If you’re in any sort of a management role, you’ve seen them: executive dashboards, likely covered with three key colours: green, yellow and red.
Green, of course, means “project good” – or “please ignore me – I’m paddling as quickly as I can!”
Yellow means “project at risk” – or “this is a large IT implementation – you knew from the start that it was going to run over, so really, we aren’t even gonna try.”
Red means what, actually? Because more and more senior executives that I run across REFUSE to see a red indicator on the dashboard screen. You can’t even SUBMIT a red indicator – she or he will be on the phone to you inside five minutes, telling you to submit a mitigation plan and a yellow indicator – because “we don’t HAVE red indicators here!”
More and more – environments where it isn’t even safe to admit that there’s a serious problem. And the leader of the pack, the big kahuna, is the one directing traffic, telling everyone on the team that there isn’t actually a colour red. There are those projects that are going along swimmingly, and those that are, well, going along almost swimmingly, except that they are large IT projects and there will likely be some modifications. But really, everything’s fine.
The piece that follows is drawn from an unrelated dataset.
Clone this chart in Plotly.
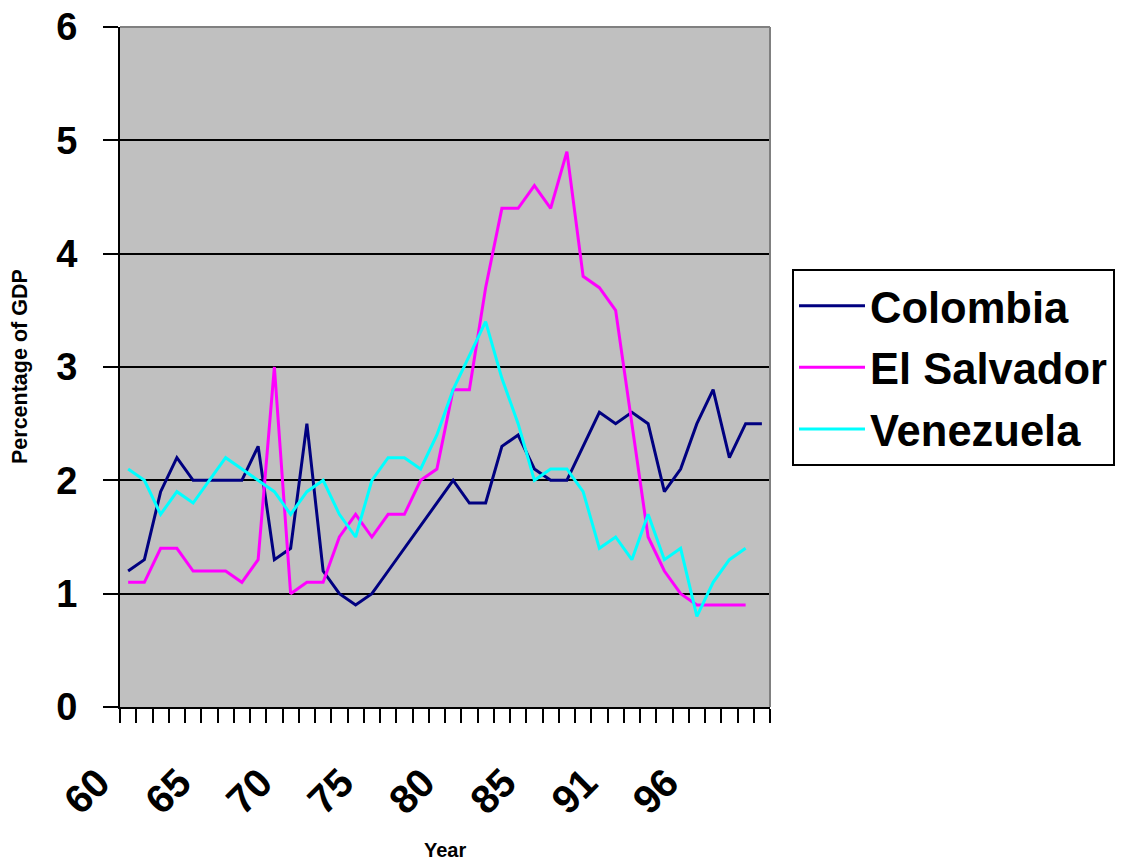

So, let’s back up. Why do executive dashboards exist in the first place? Are they a final report card? Are they what determines who gets bonused and who gets fired? Well, no doubt they are, some places, but they weren’t designed that way.
The point of a dashboard is a decision support tool, used to inform senior executives whose job it is to risk-manage all of the projects under them. And the point of having a dashboard is to bring it to meetings. Contrary to popular thought, meetings aren’t places where you bore people to tears with powerpoint decks – meetings are places that bright minds meet to puzzle over challenges, and to figure out optimal solutions.
If there are no reds, there are only yellows and greens, and there isn’t the ability to work collaboratively to trade off one thing against another, to assess resource requirements in various parts of the organization and to provide quick support to initiatives that need it. There’s just story-telling taking place, and it’s fiction, at that.
Does your organization’s executive dashboard have red lights? It should. And if the red lights aren’t working, chances are that someone you know hid all the bulbs!